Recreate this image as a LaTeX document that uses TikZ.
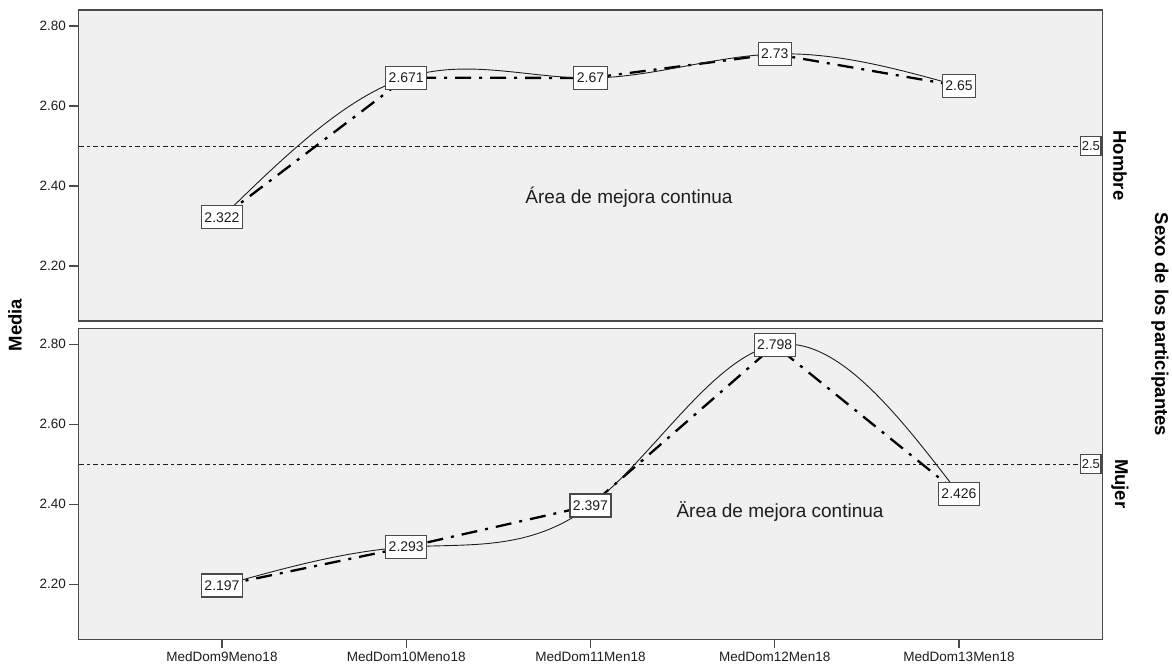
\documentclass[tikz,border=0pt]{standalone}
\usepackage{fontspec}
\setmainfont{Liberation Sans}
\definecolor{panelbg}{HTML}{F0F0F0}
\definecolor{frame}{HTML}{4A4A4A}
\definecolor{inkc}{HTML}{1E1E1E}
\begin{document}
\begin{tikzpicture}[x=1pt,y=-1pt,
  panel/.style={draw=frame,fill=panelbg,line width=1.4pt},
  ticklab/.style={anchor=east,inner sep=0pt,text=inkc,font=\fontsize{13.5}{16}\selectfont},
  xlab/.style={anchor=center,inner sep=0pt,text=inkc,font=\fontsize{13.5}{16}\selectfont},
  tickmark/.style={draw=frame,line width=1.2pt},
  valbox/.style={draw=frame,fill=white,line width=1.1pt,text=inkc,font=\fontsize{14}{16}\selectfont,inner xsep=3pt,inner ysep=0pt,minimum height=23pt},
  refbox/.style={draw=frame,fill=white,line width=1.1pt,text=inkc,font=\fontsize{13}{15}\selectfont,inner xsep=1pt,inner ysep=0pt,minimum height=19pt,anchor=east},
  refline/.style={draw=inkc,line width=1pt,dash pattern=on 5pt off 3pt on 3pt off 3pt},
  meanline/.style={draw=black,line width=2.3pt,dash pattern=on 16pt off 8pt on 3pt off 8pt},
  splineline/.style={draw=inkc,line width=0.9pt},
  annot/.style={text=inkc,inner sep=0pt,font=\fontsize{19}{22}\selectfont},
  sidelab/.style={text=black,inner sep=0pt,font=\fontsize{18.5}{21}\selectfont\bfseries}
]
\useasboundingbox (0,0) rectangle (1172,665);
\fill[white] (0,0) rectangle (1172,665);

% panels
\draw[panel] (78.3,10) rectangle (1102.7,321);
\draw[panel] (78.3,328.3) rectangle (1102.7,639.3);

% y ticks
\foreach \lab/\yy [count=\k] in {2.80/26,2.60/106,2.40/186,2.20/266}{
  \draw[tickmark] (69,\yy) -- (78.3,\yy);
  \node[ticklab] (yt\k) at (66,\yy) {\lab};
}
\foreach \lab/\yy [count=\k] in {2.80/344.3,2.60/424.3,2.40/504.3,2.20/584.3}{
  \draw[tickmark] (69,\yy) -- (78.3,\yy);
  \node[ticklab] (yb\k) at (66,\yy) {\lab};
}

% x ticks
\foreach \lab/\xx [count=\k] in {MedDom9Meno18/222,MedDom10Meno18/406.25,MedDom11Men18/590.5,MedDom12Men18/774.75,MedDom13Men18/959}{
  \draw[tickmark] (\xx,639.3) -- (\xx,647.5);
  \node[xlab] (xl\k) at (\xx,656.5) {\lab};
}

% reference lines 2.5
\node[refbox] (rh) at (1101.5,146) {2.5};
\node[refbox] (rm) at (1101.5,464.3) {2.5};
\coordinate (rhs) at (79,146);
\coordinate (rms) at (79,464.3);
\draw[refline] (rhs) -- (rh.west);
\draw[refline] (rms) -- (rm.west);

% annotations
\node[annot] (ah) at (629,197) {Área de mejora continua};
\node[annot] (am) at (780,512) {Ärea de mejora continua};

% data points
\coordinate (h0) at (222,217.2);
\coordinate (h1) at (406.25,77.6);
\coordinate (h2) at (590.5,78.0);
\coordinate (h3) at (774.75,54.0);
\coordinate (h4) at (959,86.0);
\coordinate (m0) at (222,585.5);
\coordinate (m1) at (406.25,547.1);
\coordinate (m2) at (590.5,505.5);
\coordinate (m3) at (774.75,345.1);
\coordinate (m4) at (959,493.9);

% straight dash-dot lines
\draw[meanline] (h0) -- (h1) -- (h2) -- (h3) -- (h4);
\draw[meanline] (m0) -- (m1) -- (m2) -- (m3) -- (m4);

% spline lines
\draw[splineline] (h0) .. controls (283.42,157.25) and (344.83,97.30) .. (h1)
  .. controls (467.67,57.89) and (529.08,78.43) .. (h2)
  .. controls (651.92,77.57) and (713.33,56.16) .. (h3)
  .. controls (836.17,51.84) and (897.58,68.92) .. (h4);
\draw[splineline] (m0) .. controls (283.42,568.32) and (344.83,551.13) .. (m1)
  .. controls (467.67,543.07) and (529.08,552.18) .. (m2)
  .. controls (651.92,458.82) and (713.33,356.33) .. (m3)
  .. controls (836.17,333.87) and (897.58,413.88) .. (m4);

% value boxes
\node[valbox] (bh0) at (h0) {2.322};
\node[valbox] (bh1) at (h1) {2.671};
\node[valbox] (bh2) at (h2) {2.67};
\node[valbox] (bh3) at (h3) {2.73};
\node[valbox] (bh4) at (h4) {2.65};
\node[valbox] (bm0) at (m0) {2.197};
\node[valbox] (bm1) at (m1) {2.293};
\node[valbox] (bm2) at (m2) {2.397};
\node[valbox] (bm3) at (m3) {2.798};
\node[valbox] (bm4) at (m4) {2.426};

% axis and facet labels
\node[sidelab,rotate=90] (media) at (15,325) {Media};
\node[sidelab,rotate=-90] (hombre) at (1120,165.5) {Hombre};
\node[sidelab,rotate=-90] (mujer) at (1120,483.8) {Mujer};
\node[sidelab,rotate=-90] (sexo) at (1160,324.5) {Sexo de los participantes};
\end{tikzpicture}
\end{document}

* [Exercise brief]:
Copy out each line exactly, without the pictures.

* [Exercise result]:
Recreate this image as a LaTeX document that uses TikZ.
\documentclass[tikz,border=0pt]{standalone}
\usepackage{fontspec}
\setmainfont{Liberation Sans}
\definecolor{panelbg}{HTML}{F0F0F0}
\definecolor{frame}{HTML}{4A4A4A}
\definecolor{inkc}{HTML}{1E1E1E}
\begin{document}
\begin{tikzpicture}[x=1pt,y=-1pt,
  panel/.style={draw=frame,fill=panelbg,line width=1.4pt},
  ticklab/.style={anchor=east,inner sep=0pt,text=inkc,font=\fontsize{13.5}{16}\selectfont},
  xlab/.style={anchor=center,inner sep=0pt,text=inkc,font=\fontsize{13.5}{16}\selectfont},
  tickmark/.style={draw=frame,line width=1.2pt},
  valbox/.style={draw=frame,fill=white,line width=1.1pt,text=inkc,font=\fontsize{14}{16}\selectfont,inner xsep=3pt,inner ysep=0pt,minimum height=23pt},
  refbox/.style={draw=frame,fill=white,line width=1.1pt,text=inkc,font=\fontsize{13}{15}\selectfont,inner xsep=1pt,inner ysep=0pt,minimum height=19pt,anchor=east},
  refline/.style={draw=inkc,line width=1pt,dash pattern=on 5pt off 3pt on 3pt off 3pt},
  meanline/.style={draw=black,line width=2.3pt,dash pattern=on 16pt off 8pt on 3pt off 8pt},
  splineline/.style={draw=inkc,line width=0.9pt},
  annot/.style={text=inkc,inner sep=0pt,font=\fontsize{19}{22}\selectfont},
  sidelab/.style={text=black,inner sep=0pt,font=\fontsize{18.5}{21}\selectfont\bfseries}
]
\useasboundingbox (0,0) rectangle (1172,665);
\fill[white] (0,0) rectangle (1172,665);

% panels
\draw[panel] (78.3,10) rectangle (1102.7,321);
\draw[panel] (78.3,328.3) rectangle (1102.7,639.3);

% y ticks
\foreach \lab/\yy [count=\k] in {2.80/26,2.60/106,2.40/186,2.20/266}{
  \draw[tickmark] (69,\yy) -- (78.3,\yy);
  \node[ticklab] (yt\k) at (66,\yy) {\lab};
}
\foreach \lab/\yy [count=\k] in {2.80/344.3,2.60/424.3,2.40/504.3,2.20/584.3}{
  \draw[tickmark] (69,\yy) -- (78.3,\yy);
  \node[ticklab] (yb\k) at (66,\yy) {\lab};
}

% x ticks
\foreach \lab/\xx [count=\k] in {MedDom9Meno18/222,MedDom10Meno18/406.25,MedDom11Men18/590.5,MedDom12Men18/774.75,MedDom13Men18/959}{
  \draw[tickmark] (\xx,639.3) -- (\xx,647.5);
  \node[xlab] (xl\k) at (\xx,656.5) {\lab};
}

% reference lines 2.5
\node[refbox] (rh) at (1101.5,146) {2.5};
\node[refbox] (rm) at (1101.5,464.3) {2.5};
\coordinate (rhs) at (79,146);
\coordinate (rms) at (79,464.3);
\draw[refline] (rhs) -- (rh.west);
\draw[refline] (rms) -- (rm.west);

% annotations
\node[annot] (ah) at (629,197) {Área de mejora continua};
\node[annot] (am) at (780,512) {Ärea de mejora continua};

% data points
\coordinate (h0) at (222,217.2);
\coordinate (h1) at (406.25,77.6);
\coordinate (h2) at (590.5,78.0);
\coordinate (h3) at (774.75,54.0);
\coordinate (h4) at (959,86.0);
\coordinate (m0) at (222,585.5);
\coordinate (m1) at (406.25,547.1);
\coordinate (m2) at (590.5,505.5);
\coordinate (m3) at (774.75,345.1);
\coordinate (m4) at (959,493.9);

% straight dash-dot lines
\draw[meanline] (h0) -- (h1) -- (h2) -- (h3) -- (h4);
\draw[meanline] (m0) -- (m1) -- (m2) -- (m3) -- (m4);

% spline lines
\draw[splineline] (h0) .. controls (283.42,157.25) and (344.83,97.30) .. (h1)
  .. controls (467.67,57.89) and (529.08,78.43) .. (h2)
  .. controls (651.92,77.57) and (713.33,56.16) .. (h3)
  .. controls (836.17,51.84) and (897.58,68.92) .. (h4);
\draw[splineline] (m0) .. controls (283.42,568.32) and (344.83,551.13) .. (m1)
  .. controls (467.67,543.07) and (529.08,552.18) .. (m2)
  .. controls (651.92,458.82) and (713.33,356.33) .. (m3)
  .. controls (836.17,333.87) and (897.58,413.88) .. (m4);

% value boxes
\node[valbox] (bh0) at (h0) {2.322};
\node[valbox] (bh1) at (h1) {2.671};
\node[valbox] (bh2) at (h2) {2.67};
\node[valbox] (bh3) at (h3) {2.73};
\node[valbox] (bh4) at (h4) {2.65};
\node[valbox] (bm0) at (m0) {2.197};
\node[valbox] (bm1) at (m1) {2.293};
\node[valbox] (bm2) at (m2) {2.397};
\node[valbox] (bm3) at (m3) {2.798};
\node[valbox] (bm4) at (m4) {2.426};

% axis and facet labels
\node[sidelab,rotate=90] (media) at (15,325) {Media};
\node[sidelab,rotate=-90] (hombre) at (1120,165.5) {Hombre};
\node[sidelab,rotate=-90] (mujer) at (1120,483.8) {Mujer};
\node[sidelab,rotate=-90] (sexo) at (1160,324.5) {Sexo de los participantes};
\end{tikzpicture}
\end{document}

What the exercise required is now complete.